Universities, foundations, and individual communities in developed countries should focus attention on creating very low-cost solutions to providing electricity, phone, internet, telemedicine, and public services everywhere. Such an emphasis would benefit not only developing countries, but also the more complex societies where the research and development is taking place. For example, decentralized ways of generating and distributing electricity would be helpful to African villages, but also could create less risk of huge electrical grids in the U.S. or Europe being wiped out by terrorism or natural disaster.

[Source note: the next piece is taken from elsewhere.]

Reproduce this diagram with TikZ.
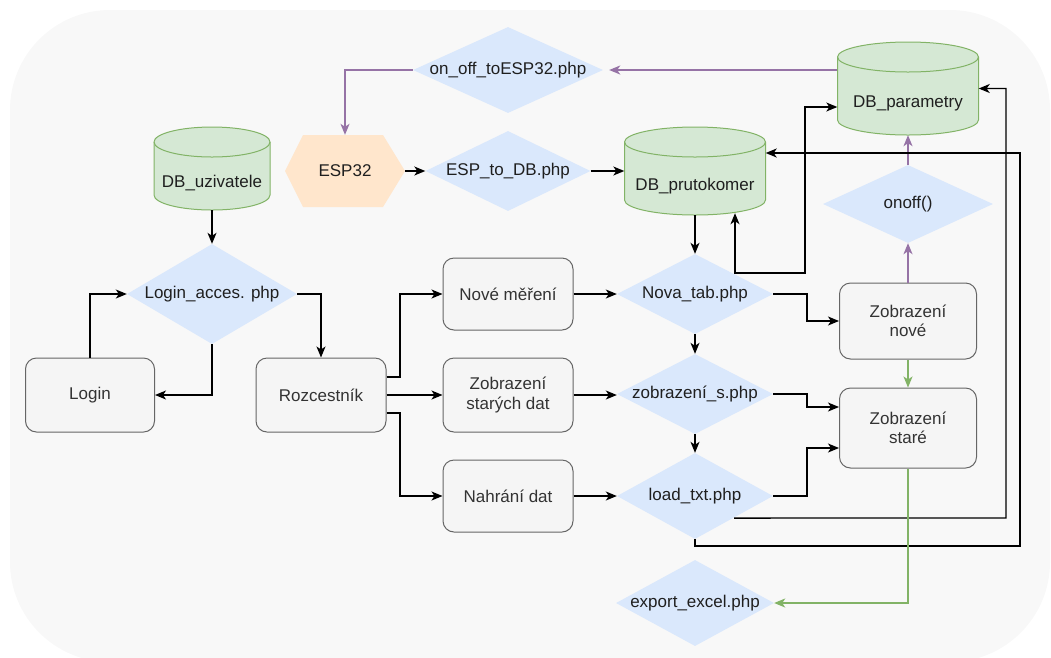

Currently projects in urban farming, vertical farms, rooftop agriculture, and the like are fashionable and often highly successful in the U.S., Canada, and Europe. This interest in local food production might identify new agricultural techniques, such as hydroponics and aeroponics, that are feasible in parts of Africa and elsewhere that have suffered from soils being degraded and desert conditions accentuated.
The learning should go in both directions, by the way. For example, identification, training, and support of a community health worker is making a huge difference in parts of Brazil, Africa, and China. The lessons learned there could inform discussions about rising costs of health care in developed nations and the lack of health care options in more remote rural communities.
3. Devote some of our wealth to identifying ways to contain conflict and improve the functioning of human systems.
The third way to consider is to use some of our wealth to research better ways of reducing conflict, avoiding war, and integrating people into cultures quickly without negating positive contributions that the newcomers may make. This is all about convening to discover our common humanity and how that can be evoked to reduce the perceived threat of someone who is different from us. We need great thinking, and therefore probably new conversations, about how to make cities more humane, since it is believed that for the first time in human history, more than half of the world’s population lives in cities. But regardless of settlement size, we need new ways of learning to get along while still recognizing and appreciating strong opinions and distinctive cultures.
We need better systems for banking, determining how to compensate people fairly, and helping individuals adjust to economic dislocations caused by technology, automation, and loss of comparative advantage for specific economies.
Lastly, we need to learn to inject some margin for error into all of these calculations. For example, human society needs to be able to adapt to a fairly wide range of error in our current projections about climate change. We need redundant systems to help prevent accidental war. We need multiple pathways for bringing up children so they become responsible adults.
With most basic human needs covered for most people within developed societies, we need to turn our attention to some of these other sustainable development challenges. Continuing to try to live up to high ideals of equality, opportunity, and community for every man, woman, and child will lead us toward better societies and better role models for one another worldwide.